Abstract

The discovery of “tar-like material” and “slag” within a ravine traversing a mobile home park and former oil field promulgated its remediation and a subsequent lawsuit brought by the park's owner against the former Dominquez Oil Field (Compton, CA) operator claiming these materials were derived from historic oil production operations. In this study, archived samples of these materials from the (remediated) ravine were characterized for their physical (density, microscopic character, magnetic properties, and float-sink behavior) and chemical properties, the latter including chemical fingerprinting of the total extractable hydrocarbons, polycyclic aromatic hydrocarbons, and petroleum biomarkers, to determine their nature and source(s).
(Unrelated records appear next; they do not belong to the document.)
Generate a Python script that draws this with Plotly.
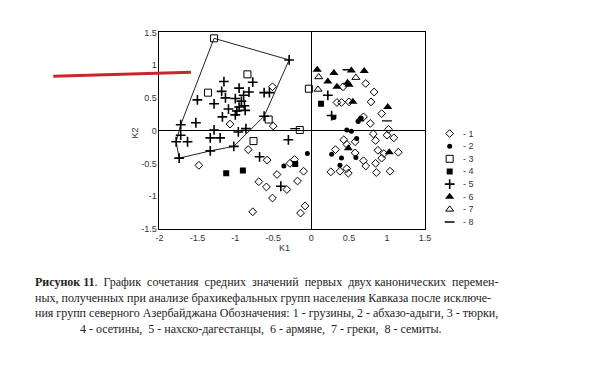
import plotly.graph_objects as go

# ---- data ----
g1_x = [-0.51, -0.50, -1.07, -0.83, -0.58, -1.48, -0.28, -0.22, -0.45, -0.10, -0.69, -0.59, -0.32, -0.18,
        -0.51, -0.08, -0.14, -0.77,
        0.42, 0.72, 0.83, 0.34, 0.40, 0.50, 0.79, 0.93, 0.69, 0.78, 1.02, 0.82, 1.00, 1.09, 0.43, 0.58,
        0.85, 0.47, 0.32, 0.58, 0.88, 0.96, 0.93, 1.15, 0.69, 0.72, 0.47, 0.49, 0.26, 0.38, 0.85, 0.86, 1.04]
g1_y = [0.67, 0.07, 0.10, -0.29, -0.45, -0.53, -0.50, -0.44, -0.67, -0.62, -0.78, -0.86, -0.90, -0.77,
        -1.03, -1.15, -1.26, -1.24,
        0.67, 0.72, 0.59, 0.43, 0.43, 0.44, 0.44, 0.26, 0.21, 0.11, 0.02, -0.05, -0.07, -0.11, -0.14, -0.17,
        -0.15, -0.21, -0.29, -0.34, -0.30, -0.35, -0.42, -0.33, -0.46, -0.54, -0.58, -0.65, -0.63, -0.62, -0.50, -0.64, -0.62]
g2_x = [-0.36, -0.05, 0.30, 0.62, 0.66, 0.47, 0.53, 0.60, 0.27, 0.40, 0.59, 0.38]
g2_y = [-0.54, -0.35, 0.20, 0.14, 0.19, 0.01, -0.01, -0.12, -0.36, -0.42, -0.41, -0.53]
g3_x = [-1.28, -0.84, -1.36, -0.56, -0.76, -0.15, -0.03]
g3_y = [1.41, 0.86, 0.58, 0.17, -0.16, 0.01, 0.64]
g4_x = [0.13, -1.12, -0.90, -0.21]
g4_y = [0.41, -0.65, -0.61, -0.51]
g5_x = [-0.29, -1.15, -0.77, -1.18, -0.95, -0.82, -0.89, -1.13, -1.00, -1.50, -1.28, -0.92, -0.88, -0.95,
        -1.09, -0.98, -0.87, -0.62, -0.55, -1.17, -1.00, -0.62, -1.52, -1.72, -1.28, -0.86, -0.96, -1.72,
        -1.78, -1.63, -1.33, -1.20, -1.02, -1.33, -1.74, -0.68, -0.30, -0.40, 0.27, 0.22]
g5_y = [1.08, 0.75, 0.74, 0.60, 0.65, 0.59, 0.54, 0.50, 0.49, 0.47, 0.41, 0.45, 0.38, 0.36,
        0.33, 0.30, 0.31, 0.58, 0.58, 0.21, 0.24, 0.22, 0.12, 0.09, 0.01, 0.03, -0.02, -0.07,
        -0.17, -0.17, -0.11, -0.11, -0.24, -0.31, -0.42, -0.40, -0.14, -0.85, 0.23, 0.54]
g6_x = [0.08, 0.30, 0.53, 0.70, 0.22, 0.34, 0.48, 0.50, 0.55, 1.01, 0.49, 1.03, 0.64]
g6_y = [0.93, 0.88, 0.92, 0.91, 0.75, 0.67, 0.73, 0.70, 0.44, 0.36, -0.27, -0.33, 0.17]
g7_x = [0.10, 0.59, 0.09]
g7_y = [0.82, 0.81, 0.63]
g8_x = [1.00, -0.21, 0.48]
g8_y = [0.15, 0.03, 0.93]

poly_x = [-1.28, -0.29, -0.62, -1.02, -1.33, -1.74, -1.78, -1.72, -1.28]
poly_y = [1.41, 1.08, 0.22, -0.24, -0.31, -0.42, -0.17, 0.09, 1.41]

x_ticks = [-2, -1.5, -1, -0.5, 0, 0.5, 1, 1.5]
x_tick_labels = ["-2", "-1.5", "-1", "-0.5", "0", "0.5", "1", "1.5"]
y_ticks = [-1.5, -1, -0.5, 0, 0.5, 1, 1.5]
y_tick_labels = ["-1.5", "-1", "-0.5", "0", "0.5", "1", "1.5"]

legend_labels = ["- 1", "- 2", "- 3", "- 4", "- 5", "- 6", "- 7", "- 8"]

NB = "\u00a0"
caption_lines = [
    "<b>Рисунок 11</b>." + NB + " График" + NB + " сочетания" + NB + " средних" + NB + " значений" + NB
    + " первых" + NB + " двух канонических" + NB + " перемен-",
    "ных, полученных при анализе брахикефальных групп населения Кавказа после исключе-",
    "ния групп северного Азербайджана Обозначения: 1 - грузины, 2 - абхазо-адыги, 3 - тюрки,",
    NB * 15 + "4 - осетины," + NB + " 5 - нахско-дагестанцы," + NB + " 6 - армяне," + NB + " 7 - греки,"
    + NB + " 8 - семиты.",
]

# ---- layout helpers: page pixel -> paper (page body has an 8px margin) ----
OFF = 8
W, H = 600 - OFF, 367 - OFF


def px(p):
    return (p - OFF) / W


def py(p):
    return 1 - (p - OFF) / H


styles = [
    dict(symbol="diamond-open", size=6, color="black", line=dict(width=1, color="black")),
    dict(symbol="circle", size=5, color="black"),
    dict(symbol="square-open", size=7, color="black", line=dict(width=1, color="black")),
    dict(symbol="square", size=6, color="black"),
    dict(symbol="cross-thin-open", size=7, color="black", line=dict(width=1.6, color="black")),
    dict(symbol="triangle-up", size=8, color="black"),
    dict(symbol="triangle-up-open", size=7, color="black", line=dict(width=1, color="black")),
    dict(symbol="line-ew-open", size=7, color="black", line=dict(width=1.3, color="black")),
]
groups = [(g1_x, g1_y), (g2_x, g2_y), (g3_x, g3_y), (g4_x, g4_y),
          (g5_x, g5_y), (g6_x, g6_y), (g7_x, g7_y), (g8_x, g8_y)]

fig = go.Figure()
fig.add_trace(go.Scatter(x=poly_x, y=poly_y, mode="lines",
                         line=dict(color="#222", width=1), showlegend=False, hoverinfo="skip"))
for (gx, gy), st in zip(groups, styles):
    fig.add_trace(go.Scatter(x=gx, y=gy, mode="markers", marker=st, showlegend=False))

# manual legend on its own hidden axes
for i, st in enumerate(styles):
    fig.add_trace(go.Scatter(x=[0.22], y=[i + 1], mode="markers", marker=st,
                             xaxis="x2", yaxis="y2", showlegend=False))
annotations = []
for i, lab in enumerate(legend_labels):
    annotations.append(dict(x=0.42, y=i + 1, xref="x2", yref="y2", text=lab, showarrow=False,
                            xanchor="left", yanchor="middle",
                            font=dict(family="Liberation Sans, Arial", size=9, color="#333")))

axis_common = dict(showline=True, mirror=True, linecolor="black", linewidth=1, showgrid=False,
                   zeroline=True, zerolinecolor="black", zerolinewidth=1, ticks="",
                   tickfont=dict(family="Liberation Sans, Arial", size=9, color="#333"))
fig.update_layout(
    width=W, height=H, margin=dict(l=0, r=0, t=0, b=0),
    paper_bgcolor="white", plot_bgcolor="white",
    xaxis=dict(domain=[px(158), px(428)], range=[-2, 1.5], tickvals=x_ticks, ticktext=x_tick_labels,
               **axis_common),
    yaxis=dict(domain=[py(230), py(28)], range=[-1.5, 1.5], tickvals=y_ticks, ticktext=y_tick_labels,
               **axis_common),
    xaxis2=dict(domain=[px(440), px(500)], range=[0, 1], visible=False, anchor="y2"),
    yaxis2=dict(domain=[py(230), py(125.5)], range=[8.54, 0.5], visible=False, anchor="x2"),
    showlegend=False,
)

annotations.append(dict(x=px(285), y=py(257), xref="paper", yref="paper", text="K1", showarrow=False,
                        font=dict(family="Liberation Sans, Arial", size=9, color="#333")))
annotations.append(dict(x=px(126), y=py(132), xref="paper", yref="paper", text="K2", showarrow=False,
                        textangle=-90, font=dict(family="Liberation Sans, Arial", size=9, color="#333")))
annotations.append(dict(x=px(29), y=py(309), xref="paper", yref="paper", text="<br>".join(caption_lines),
                        showarrow=False, xanchor="left", yanchor="middle", align="left",
                        font=dict(family="Liberation Serif, Times New Roman", size=12, color="#222")))
fig.update_layout(annotations=annotations)

# red pen stroke crossing the top-left of the figure
fig.add_shape(type="line", xref="paper", yref="paper", x0=px(50), y0=py(73), x1=px(190), y1=py(69),
              line=dict(color="#c8262a", width=3))

fig.write_html("out.html")
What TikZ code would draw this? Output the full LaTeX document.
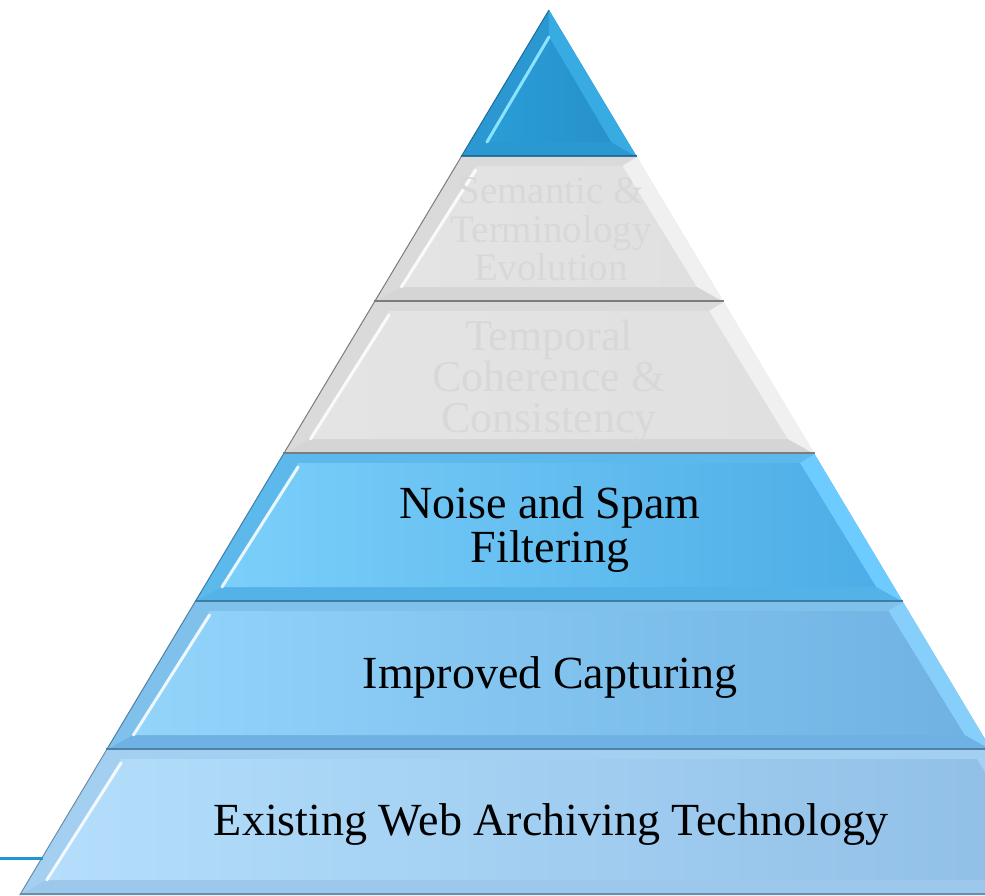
\documentclass[tikz,border=0pt]{standalone}
\usepackage{fontspec}
\setmainfont{Liberation Serif}
\definecolor{topout}{HTML}{2B98D2}
\definecolor{topface}{HTML}{2A9DD7}
\definecolor{topfaceR}{HTML}{2791CB}
\definecolor{topright}{HTML}{38ABE2}
\definecolor{topline}{HTML}{1C6C97}
\definecolor{tophi}{HTML}{8BE3FF}
\definecolor{grayface}{HTML}{E4E4E4}
\definecolor{grayfaceR}{HTML}{E0E0E0}
\definecolor{grayout}{HTML}{DADADA}
\definecolor{grayright}{HTML}{F0F0F0}
\definecolor{graybot}{HTML}{D5D5D5}
\definecolor{grayline}{HTML}{7C7C7C}
\definecolor{graytext}{HTML}{D8D8D8}
\definecolor{nsfaceL}{HTML}{7BCFFA}
\definecolor{nsfaceR}{HTML}{4DADE6}
\definecolor{nsout}{HTML}{5DB8EC}
\definecolor{nsright}{HTML}{6DCBFF}
\definecolor{nsbot}{HTML}{55B2E8}
\definecolor{nsline}{HTML}{3E7EA6}
\definecolor{icfaceL}{HTML}{93D4FB}
\definecolor{icfaceR}{HTML}{70B2E2}
\definecolor{icout}{HTML}{80C1EC}
\definecolor{icright}{HTML}{86CFFB}
\definecolor{icbot}{HTML}{6EB2E3}
\definecolor{icline}{HTML}{4F80A6}
\definecolor{exfaceL}{HTML}{B4DEFB}
\definecolor{exfaceR}{HTML}{8FBEE6}
\definecolor{exout}{HTML}{A3CFF1}
\definecolor{exright}{HTML}{A2D2F6}
\definecolor{exbot}{HTML}{9CC8EC}
\definecolor{exline}{HTML}{6D8DA8}
\definecolor{cyanline}{HTML}{1E96D4}
\newcommand\pyrlayer[8]{%
\pgfmathsetmacro\wt{0.598*(#1-10)}%
\pgfmathsetmacro\wb{0.598*(#2-10)}%
\pgfmathsetmacro\ti{#1+9}%
\pgfmathsetmacro\bi{#2-15}%
\pgfmathsetmacro\wti{0.598*(\ti-10)-20}%
\pgfmathsetmacro\wbi{0.598*(\bi-10)-18}%
\fill[#5] ({549-\wt},#1) -- ({549+\wt},#1) -- ({549+\wb},#2) -- ({549-\wb},#2) -- cycle;
\fill[#6] ({549+\wt},#1) -- ({549+\wb},#2) -- ({549+\wbi},\bi) -- ({549+\wti},\ti) -- cycle;
\fill[#7] ({549-\wb},#2) -- ({549+\wb},#2) -- ({549+\wbi},\bi) -- ({549-\wbi},\bi) -- cycle;
\shade[left color=#3, right color=#4] ({549-\wti},\ti) -- ({549+\wti},\ti) -- ({549+\wbi},\bi) -- ({549-\wbi},\bi) -- cycle;
\draw[white, line width=3pt, line cap=round, opacity=.85] ({549-\wti},{\ti+4}) -- ({549-\wbi},\bi);
\draw[#8, line width=1pt] ({549-\wt},#1) -- ({549-\wb},#2);
\draw[#8, line width=2pt] ({549-\wb},{#2-1}) -- ({549+\wb},{#2-1});
}
\tikzset{
  lbl/.style={anchor=base, inner sep=0pt, text=black, font=\fontsize{46}{46}\selectfont},
  glbl/.style={anchor=base, inner sep=0pt, text=graytext, font=\fontsize{44}{44}\selectfont},
  slbl/.style={anchor=base, inner sep=0pt, text=graytext, font=\fontsize{39}{39}\selectfont},
}
\begin{document}
\begin{tikzpicture}[x=1pt, y=-1pt]
\useasboundingbox (0,0) rectangle (985,896);
\clip (0,0) rectangle (985,896);
% top triangle
\fill[topout] (549,10) -- (637,157) -- (461,157) -- cycle;
\fill[topright] (549,10) -- (637,157) -- (611,142) -- (549,37) -- cycle;
\shade[left color=topface, right color=topfaceR] (549,37) -- (611,142) -- (487,142) -- cycle;
\draw[tophi, line width=3pt, line cap=round] (549,37) -- (487,142);
\draw[topline, line width=1pt] (549,10) -- (461,157);
\draw[topline, line width=2pt] (461,156) -- (637,156);
% layers
\pyrlayer{157}{302}{grayface}{grayfaceR}{grayout}{grayright}{graybot}{grayline}
\pyrlayer{302}{454}{grayface}{grayfaceR}{grayout}{grayright}{graybot}{grayline}
\pyrlayer{454}{602}{nsfaceL}{nsfaceR}{nsout}{nsright}{nsbot}{nsline}
\pyrlayer{602}{750}{icfaceL}{icfaceR}{icout}{icright}{icbot}{icline}
\pyrlayer{750}{895}{exfaceL}{exfaceR}{exout}{exright}{exbot}{exline}
% texts
\node[slbl] (sem1) at (551,204) {Semantic \&};
\node[slbl] (sem2) at (551,243) {Terminology};
\node[slbl] (sem3) at (551,280) {Evolution};
\node[glbl] (tmp1) at (549,350) {Temporal};
\node[glbl] (tmp2) at (549,391) {Coherence \&};
\node[glbl] (tmp3) at (549,432) {Consistency};
\node[lbl] (ns1) at (550,518) {Noise and Spam};
\node[lbl] (ns2) at (550,562) {Filtering};
\node[lbl] (ic) at (550,688) {Improved Capturing};
\node[lbl] (ex) at (551,835) {Existing Web Archiving Technology};
% left blue line
\coordinate (lineS) at (0,858);
\coordinate (lineE) at (43,858);
\draw[cyanline, line width=3pt] (lineS) -- (lineE);
\end{tikzpicture}
\end{document}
Physical testing confirmed the “slag” was iron and/or steel (ferrous) slag that had experienced variable cooling histories. A chemical fingerprinting comparison of the “tar-like material” and Dominquez Field (Monterey Formation) crude oil revealed that the crude oil—or its weathered equivalent—was not the source of the tar-like material. The tar-like material exhibited evidence of heating consistent with a distillation residuum—the heavy fraction(s) of a distilled crude oil produced during refining. The most likely source of the tar-like material is a refined petroleum asphalt. The co-occurrence of ferrous slag—a common road asphaltic concrete aggregate and road base—and petroleum asphalt in the site's ravine was reconciled as being most likely derived from recurrent road-paving operations that occurred at the mobile home park in the 1980s—and not from historic oil field operations.